Integration scenarios quarantine, never blind-retry: a scenario that fails intermittently is marked and investigated, not wrapped in a retry loop that hides a real race. The waiters have generous timeouts so a slow-but-correct stack passes while a genuinely broken one fails fast with artifacts.

Known gaps (honest)

These are deliberately not yet covered and are the road to full production confidence:

  • First green run on real hardware. ✅ Two of the three real-environment tiers are green: the live harness --check (tier 4 read path — 22/22 against a synced, mining box) and the fake-daemon mini-stack (tier 3 — 11/11 on a real Docker host).
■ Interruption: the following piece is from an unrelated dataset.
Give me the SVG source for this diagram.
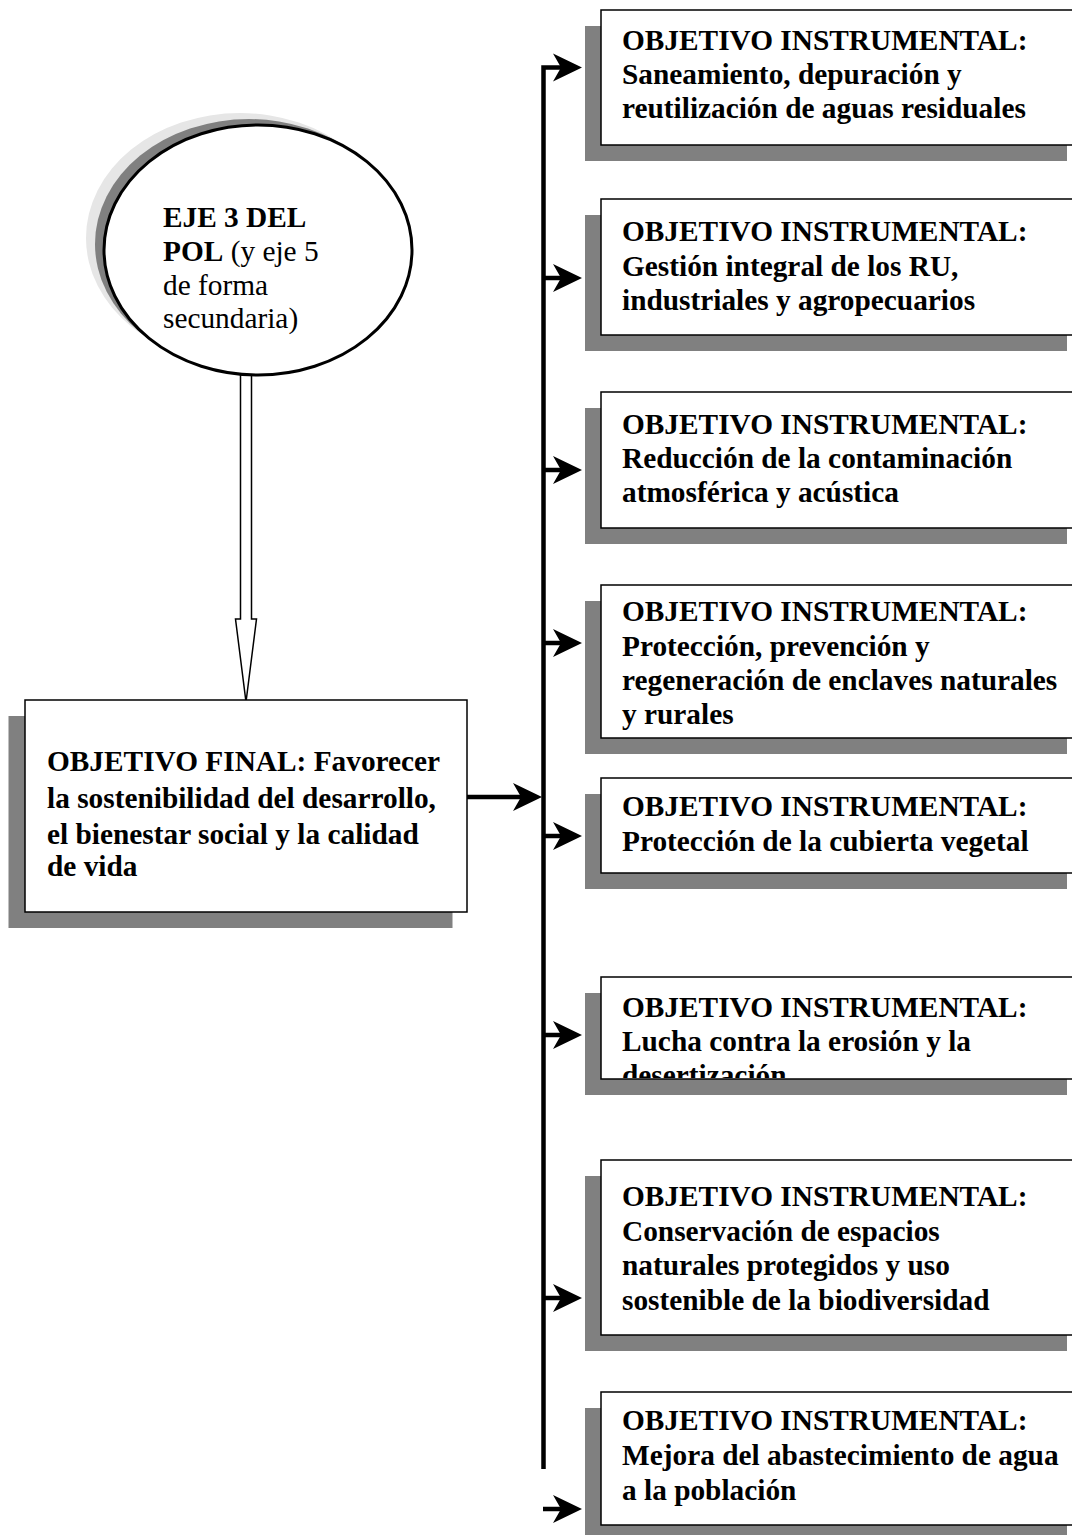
<svg xmlns="http://www.w3.org/2000/svg" width="1072" height="1535" viewBox="0 0 1072 1535">
<style>
.t{font-family:"Liberation Serif","Times New Roman",serif;font-size:29.33px;fill:#000}
.b{font-weight:bold}
.box{fill:#fff;stroke:#000;stroke-width:1.5}
.sh{fill:#808080}
.ln{fill:none;stroke:#000;stroke-width:4.5}
</style>
<defs>
<marker id="arr" markerUnits="userSpaceOnUse" markerWidth="34" markerHeight="32" viewBox="-10 -16 34 32" refX="0" refY="0" orient="auto">
<path d="M20,0 L-9,-14 L-1,0 L-9,14 Z" fill="#000"/>
</marker>
<clipPath id="c6"><rect x="601" y="977" width="480" height="101"/></clipPath>
</defs>
<rect width="1072" height="1535" fill="#fff"/>

<g id="eje3">
<polygon points="240.5,360 251.5,360 251.5,619 256.5,619 246,702 235.5,619 240.5,619" fill="#fff" stroke="#000" stroke-width="1.5"/>
<ellipse cx="240" cy="238" rx="154" ry="125" fill="#e6e6e6"/>
<ellipse cx="249" cy="244" rx="154" ry="125" fill="#808080"/>
<ellipse cx="258" cy="250" rx="154" ry="125" fill="#fff" stroke="#000" stroke-width="3"/>
<text class="t" x="163" y="227"><tspan class="b">EJE 3 DEL</tspan></text>
<text class="t" x="163" y="261"><tspan class="b">POL</tspan> (y eje 5</text>
<text class="t" x="163" y="295">de forma</text>
<text class="t" x="163" y="328">secundaria)</text>
</g>

<g id="final">
<rect class="sh" x="8.5" y="716" width="444" height="212"/>
<rect class="box" x="25" y="700" width="442" height="212"/>
<text class="t b" x="47" y="771">OBJETIVO FINAL: Favorecer</text>
<text class="t b" x="47" y="808">la sostenibilidad del desarrollo,</text>
<text class="t b" x="47" y="844">el bienestar social y la calidad</text>
<text class="t b" x="47" y="876">de vida</text>
</g>

<g id="obj1">
<rect class="sh" x="585" y="26" width="482" height="135"/>
<rect class="box" x="601" y="10" width="480" height="135"/>
<text class="t b" x="622" y="50">OBJETIVO INSTRUMENTAL:</text>
<text class="t b" x="622" y="84">Saneamiento, depuración y</text>
<text class="t b" x="622" y="118">reutilización de aguas residuales</text>
</g>

<g id="obj2">
<rect class="sh" x="585" y="215" width="482" height="136"/>
<rect class="box" x="601" y="199" width="480" height="136"/>
<text class="t b" x="622" y="241">OBJETIVO INSTRUMENTAL:</text>
<text class="t b" x="622" y="276">Gestión integral de los RU,</text>
<text class="t b" x="622" y="310">industriales y agropecuarios</text>
</g>

<g id="obj3">
<rect class="sh" x="585" y="408" width="482" height="136"/>
<rect class="box" x="601" y="392" width="480" height="136"/>
<text class="t b" x="622" y="434">OBJETIVO INSTRUMENTAL:</text>
<text class="t b" x="622" y="468">Reducción de la contaminación</text>
<text class="t b" x="622" y="502">atmosférica y acústica</text>
</g>

<g id="obj4">
<rect class="sh" x="585" y="601" width="482" height="153"/>
<rect class="box" x="601" y="585" width="480" height="153"/>
<text class="t b" x="622" y="621">OBJETIVO INSTRUMENTAL:</text>
<text class="t b" x="622" y="656">Protección, prevención y</text>
<text class="t b" x="622" y="690">regeneración de enclaves naturales</text>
<text class="t b" x="622" y="724">y rurales</text>
</g>

<g id="obj5">
<rect class="sh" x="585" y="794" width="482" height="95"/>
<rect class="box" x="601" y="778" width="480" height="95"/>
<text class="t b" x="622" y="816">OBJETIVO INSTRUMENTAL:</text>
<text class="t b" x="622" y="851">Protección de la cubierta vegetal</text>
</g>

<g id="obj6">
<rect class="sh" x="585" y="993" width="482" height="102"/>
<rect class="box" x="601" y="977" width="480" height="102"/>
<g clip-path="url(#c6)">
<text class="t b" x="622" y="1017">OBJETIVO INSTRUMENTAL:</text>
<text class="t b" x="622" y="1051">Lucha contra la erosión y la</text>
<text class="t b" x="622" y="1085">desertización</text>
</g>
</g>

<g id="obj7">
<rect class="sh" x="585" y="1176" width="482" height="175"/>
<rect class="box" x="601" y="1160" width="480" height="175"/>
<text class="t b" x="622" y="1206">OBJETIVO INSTRUMENTAL:</text>
<text class="t b" x="622" y="1241">Conservación de espacios</text>
<text class="t b" x="622" y="1275">naturales protegidos y uso</text>
<text class="t b" x="622" y="1310">sostenible de la biodiversidad</text>
</g>

<g id="obj8">
<rect class="sh" x="585" y="1408" width="482" height="133"/>
<rect class="box" x="601" y="1392" width="480" height="133"/>
<text class="t b" x="622" y="1430">OBJETIVO INSTRUMENTAL:</text>
<text class="t b" x="622" y="1465">Mejora del abastecimiento de agua</text>
<text class="t b" x="622" y="1500">a la población</text>
</g>

<g id="connectors">
<path class="ln" d="M543.5,1469 V67.5 H562" stroke-width="5" stroke-linejoin="miter" marker-end="url(#arr)"/>
<path class="ln" d="M467,797 H522" marker-end="url(#arr)"/>
<path class="ln" d="M543,278 H562" marker-end="url(#arr)"/>
<path class="ln" d="M543,470 H562" marker-end="url(#arr)"/>
<path class="ln" d="M543,643 H562" marker-end="url(#arr)"/>
<path class="ln" d="M543,836 H562" marker-end="url(#arr)"/>
<path class="ln" d="M543,1035 H562" marker-end="url(#arr)"/>
<path class="ln" d="M543,1298 H562" marker-end="url(#arr)"/>
<path class="ln" d="M543,1509 H562" marker-end="url(#arr)"/>
</g>
</svg>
Between them they surfaced and fixed four bugs: the dashboard pruned/full label (#32); the harness's three over-strict assertions (monero-synced, conns, prune display); the fake Tari binding gRPC to loopback; and the mini-stack's container-name/port isolation. Still pending: the full destructive config matrix run on the box (its read path is already proven via --check).
  • Destructive-matrix safety.run.sh --safety-backup takes a real pithead backup before the destructive scenarios and automatically rolls the box back (down → restore → up) if anything fails; the archive is removed on success. So the matrix can run on a precious box with a one-command rollback net.
  • CLI breadth in automation.backup/restore are now exercised end-to-end — by --safety-backup and by a --lifecycle backup→restore round-trip (assert the pool reverts and secrets survive). reset-dashboard and upgrade are still only unit-covered (upgrade belongs to the release staging smoke test, since it rebuilds/pulls the bundle under test).
  • Soak / longevity. No multi-hour run asserting no leaks, no log/DB growth runaway, and that the XvB controller converges over a realistic window.
  • Load / capacity. No test drives many workers or high share rates to find limits.
  • Security review. The compose hardening invariants are regression-guarded (the #90 section of tests/stack/test_compose.sh: RPC creds never in a healthcheck command, no-new-privileges / cap_drop on the leaf containers, the Docker socket proxies stay least-privilege), so a past fix can't be silently undone. A full security audit is still a separate exercise (SECURITY.md) — these tests pin the decisions we've already made, they don't find new ones.

Adding a scenario

  • Logic (a new decision/branch) → a unit test (tier 1). Cheapest, fastest.
  • A new daemon state the clients must parse → extend the fakes + the contract test (tier 2), and it becomes drivable in the mini-stack (tier 3).
  • A config axis → one row in tests/integration/scenarios.sh (tier 4). The self-test enforces every axis value is covered.
  • A failure mode needing real containers → a fault in run.sh's fault-injection phase (tier 4) and/or a mini-stack scenario (tier 3).

Keep each situation at the lowest honest tier; don't re-prove logic with a heavier harness.